2006-06-02 - really venting
It's 6:43 in the a.m. and I've been up since 5 against my will. Elusive sleep.
I registered this morning for my one "class" for the summer, my pro-paper. My prof is the hugest prick on the planet. Basically he told me he's not going to be available for the second half of the summer. WTF? What does this mean? That I probably won't get my paper done by August. Looks like we're going to have a December graduation, y'all.
I'm beyond angry and frustrated. This guy is going to have to rot in the deepest, darkest pits of Beelzebub's palace.
And there's nothing I can do. His superior? She's the department de@n at the other campus of my school, and she's who I have a rift with that runs 7 years deep, she wouldn't return my emails when I tried to get her help 2 years ago when I re-started grad school. Yeah. Don't burn your bridges, that's what they tell you, but did I listen to that good advice? Oh no. I have to take it up the ass like a c-list Hollywood whore, and like it.
And I haven't been working on my anger problem at all. I haven't been reading my book. Amor and I have been constantly at it the past 2 weeks, it's so unpleasant. He prefaces the evening when I come home from work with, "Are you going to yell at me again tonight?"
Aaaarrrghhh, it's fucking horrible! I'm a failure with this anger thing, I'm a failure with the grad school thing, I'm a fucking failure with getting along with my husband, and I feel fat.
I didn't want to update in here the past 11 days because I knew it'd be so negative, and I just kept waiting and waiting for it to get better, but it hasn't, and now I need to vent.

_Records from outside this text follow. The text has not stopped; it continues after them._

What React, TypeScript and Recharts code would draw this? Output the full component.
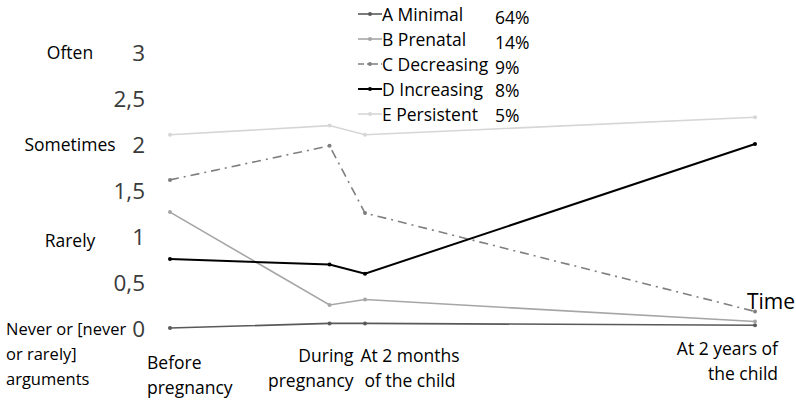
import React from 'react';
import { LineChart, Line, XAxis, YAxis, Legend } from 'recharts';

const timePoints = [-9, 0, 2, 24];
const timeLabels = [
  ['Before', 'pregnancy'],
  ['During', 'pregnancy'],
  ['At 2 months', 'of the child'],
  ['At 2 years of', 'the child'],
];
const seriesA = [0.0, 0.05, 0.05, 0.03];
const seriesB = [1.26, 0.25, 0.31, 0.07];
const seriesC = [1.61, 1.98, 1.25, 0.18];
const seriesD = [0.75, 0.69, 0.59, 2.0];
const seriesE = [2.1, 2.2, 2.1, 2.29];
const seriesNames = ['A Minimal', 'B Prenatal', 'C Decreasing', 'D Increasing', 'E Persistent'];
const seriesShares = ['64%', '14%', '9%', '8%', '5%'];
const yTicks = [0, 0.5, 1, 1.5, 2, 2.5, 3];
const yCategoryLabels: Record<number, string[]> = {
  3: ['Often'],
  2: ['Sometimes'],
  1: ['Rarely'],
  0: ['Never or [never', 'or rarely]', 'arguments'],
};

const keys = ['A', 'B', 'C', 'D', 'E'];
const colors = ['#595959', '#a6a6a6', '#7f7f7f', '#000000', '#d6d6d6'];
const dashes = [undefined, undefined, '9 5 2 5', undefined, undefined];
const widths = [1.6, 1.6, 1.6, 2, 1.6];

const allSeries = [seriesA, seriesB, seriesC, seriesD, seriesE];
const data = timePoints.map((t, i) => {
  const row: any = { t };
  keys.forEach((k, j) => {
    row[k] = allSeries[j][i];
  });
  return row;
});

const FONT = '"Open Sans", sans-serif';

const YTick = (props: any) => {
  const { x, y, payload } = props;
  const v = payload.value;
  const cat = yCategoryLabels[v];
  return (
    <g>
      <text x={x - 25} y={y} textAnchor="end" dominantBaseline="central" fontSize={22.5} fill="#3a3a3a" fontFamily={FONT}>
        {String(v).replace('.', ',')}
      </text>
      {cat && cat.length === 1 && (
        <text x={x - 100} y={y + (v === 1 ? 4 : 0)} textAnchor="middle" dominantBaseline="central" fontSize={17.5} fill="#000" fontFamily={FONT}>
          {cat[0]}
        </text>
      )}
      {cat && cat.length > 1 &&
        cat.map((line, i) => (
          <text key={i} x={x - 164} y={y + i * 25} textAnchor="start" dominantBaseline="central" fontSize={16.5} fill="#000" fontFamily={FONT}>
            {line}
          </text>
        ))}
    </g>
  );
};

const xAnchors = ['start', 'end', 'middle', 'end'];
const xOffsets = [-23, 24, 45, 23];
const xDy = [34, 27, 27, 20];

const XTick = (props: any) => {
  const { x, y, payload, index } = props;
  const i = timePoints.indexOf(payload.value);
  const idx = i >= 0 ? i : index;
  const lines = timeLabels[idx];
  return (
    <g>
      {lines.map((line, k) => (
        <text
          key={k}
          x={x + xOffsets[idx]}
          y={y + xDy[idx] + k * 25}
          textAnchor={xAnchors[idx] as any}
          dominantBaseline="central"
          fontSize={17.5}
          fill="#000"
          fontFamily={FONT}
        >
          {line}
        </text>
      ))}
    </g>
  );
};

const LegendContent = () => (
  <div style={{ fontFamily: FONT, fontSize: 17.5, color: '#000' }}>
    {seriesNames.map((name, i) => (
      <div key={name} style={{ height: 25, display: 'flex', alignItems: 'center', position: 'relative' }}>
        <svg width={24} height={10} style={{ flex: 'none' }}>
          <line x1={0} y1={5} x2={24} y2={5} stroke={colors[i]} strokeWidth={widths[i]} strokeDasharray={dashes[i] ? '6 3 2 3' : undefined} />
          <circle cx={12} cy={5} r={2} fill={colors[i]} />
        </svg>
        <span style={{ whiteSpace: 'nowrap' }}>{name}</span>
        <span style={{ position: 'absolute', left: 137, top: 2 + (i < 3 ? 2 : 0) }}>{seriesShares[i]}</span>
      </div>
    ))}
  </div>
);

export default function App() {
  return (
    <div style={{ position: 'absolute', left: 0, top: 0, width: 796, height: 402, background: '#fff' }}>
      <LineChart width={796} height={402} data={data} margin={{ top: 52, right: 41, bottom: 14, left: 0 }}>
        <XAxis
          dataKey="t"
          type="number"
          domain={[-9, 24]}
          ticks={timePoints}
          axisLine={false}
          tickLine={false}
          tickSize={0}
          tickMargin={0}
          height={60}
          tick={<XTick />}
          interval={0}
          label={(p: any) => {
            const vb = p.viewBox;
            return (
              <text x={vb.x + vb.width - 8} y={vb.y - 27} fontSize={21} fill="#000" fontFamily={FONT} dominantBaseline="central">
                Time
              </text>
            );
          }}
        />
        <YAxis
          type="number"
          domain={[0, 3]}
          ticks={yTicks}
          width={170}
          axisLine={false}
          tickLine={false}
          tickSize={0}
          tickMargin={0}
          tick={<YTick />}
          interval={0}
        />
        <Legend
          layout="horizontal"
          verticalAlign="middle"
          align="center"
          content={<LegendContent />}
          wrapperStyle={{ position: 'absolute', top: 1, left: 358, width: 200, height: 125 }}
        />
        {keys.map((k, i) => (
          <Line
            key={k}
            dataKey={k}
            type="linear"
            stroke={colors[i]}
            strokeWidth={widths[i]}
            strokeDasharray={dashes[i]}
            dot={{ r: 2, fill: colors[i], stroke: colors[i], strokeWidth: 0 }}
            activeDot={false}
            isAnimationActive={false}
          />
        ))}
      </LineChart>
    </div>
  );
}
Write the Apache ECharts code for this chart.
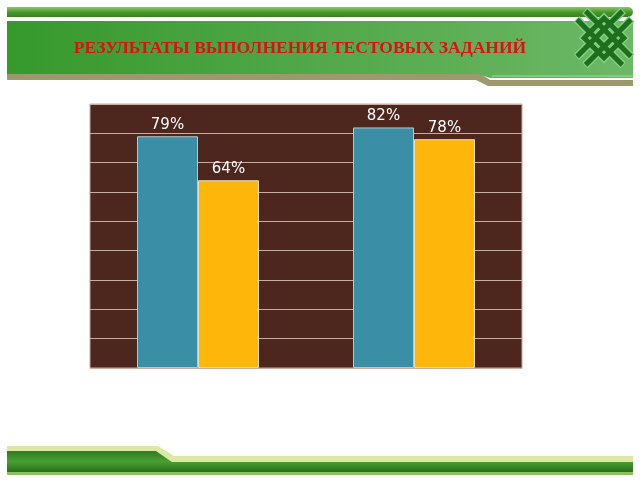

And then on 0prah yesterday she had all these alcoholic suburban housewives on wailing about their shitty lives and it made me think that I'm an alcohlic too, even though I haven't really drank hardly anything these past 4 weeks. My liver feels like shit. I still feel toxic after the antibiotics and when I drink alcohol, I can almost hear my liver groaning in consternation, "Don't put that shit in your body anymore!!"
It always has to be an extreme with me. I always have to get pissed off. I'm unable to produce emotions other than anger. I do not have the ability to chill out. I'm a fucking loser. No wonder people don't really like to hang out with me, I'm just too much. Why does Amor like being with me? He hasn't really been enjoying it lately, that's for fucking sure.
We're going to visit Becky and Henry this weekend to see NiN again tonight. I should be happy about that but the most I'm worried about is how to I get out of drinking this evening? I just have to say, "Hey, I'm not drinking tonight." No one will care. In fact, they'll probably be relieved since I'm such a shit sometimes when I drink.
We're staying thru Monday, I'm taking Monday off work. It'll be good to see my mom and dad, too. And the dogs.
I'll take pictures.
I've got 3+ rolls of film I need to get developed. Some of those pics are of New Mexico when we were pregnant.
Thanks for listening to me vent. I feel a tiny bit better. I'm sorry for being absent for eleven days, sorry. Don't believe all my despair, I tend to exaggerate a little bit, just a little bit.
I'm going to try to get off work by noon today. It's seven sirty and I'm needing to get off to work.
It'll be good to be around the fam this weekend, that is, if I don't get all pissed off all weekend.
I need to read my book. The Anger Diet book. The one that gave me so much hope 2 weeks ago. And gave Amor hope.